2. Second Chance Assignment (The "Second Interview")

The Metaphor: Imagine a hiring manager who only hires people based on their first interview. If a candidate is good but didn't get picked in the first round, they are thrown away forever.

How SCATR does it:
In the old system, if a "Senior Monitor" (Track Query) wasn't assigned to a car, it was discarded. The system relied only on the "Newcomer List" to find new cars.

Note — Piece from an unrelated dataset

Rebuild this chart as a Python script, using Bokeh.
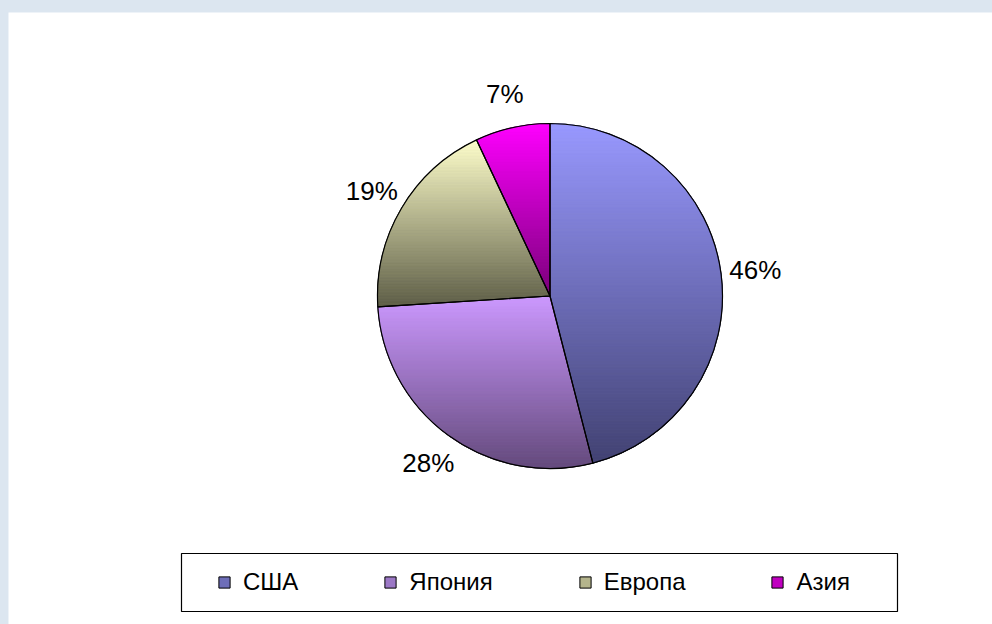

  • The Fix: SCATR says, "Wait! Let's give the unassigned Senior Monitors a Second Chance."
  • If a car appears and no one is watching it, the system takes the unassigned Senior Monitors and says, "Hey, you're free! Go track this new car."
  • The Result: The system uses its best resources (the experienced monitors) to catch new cars, rather than relying on the weaker, less confident "Newcomer List." This drastically reduces the number of cars the system misses.

The Big Win

By using these two tricks, SCATR bridges the gap between the old, reliable "Detect-Then-Track" method and the newer, faster "Attention" method.

  • Before: The new "Attention" method was missing about 30% more cars than the old method.
  • After (SCATR): It catches almost as many cars as the old method, but it does it in a smoother, more continuous way (like a conductor keeping the orchestra in sync) rather than taking snapshots.

In a Nutshell:
SCATR teaches the self-driving car's brain to stop being so focused on what it already knows that it forgets to look for what's new. It does this by occasionally taking away its "safety nets" (Dropout) and giving its "experienced staff" a second chance to spot new arrivals (Second Chance). The result is a self-driving car that is much less likely to miss a pedestrian stepping out from behind a bus.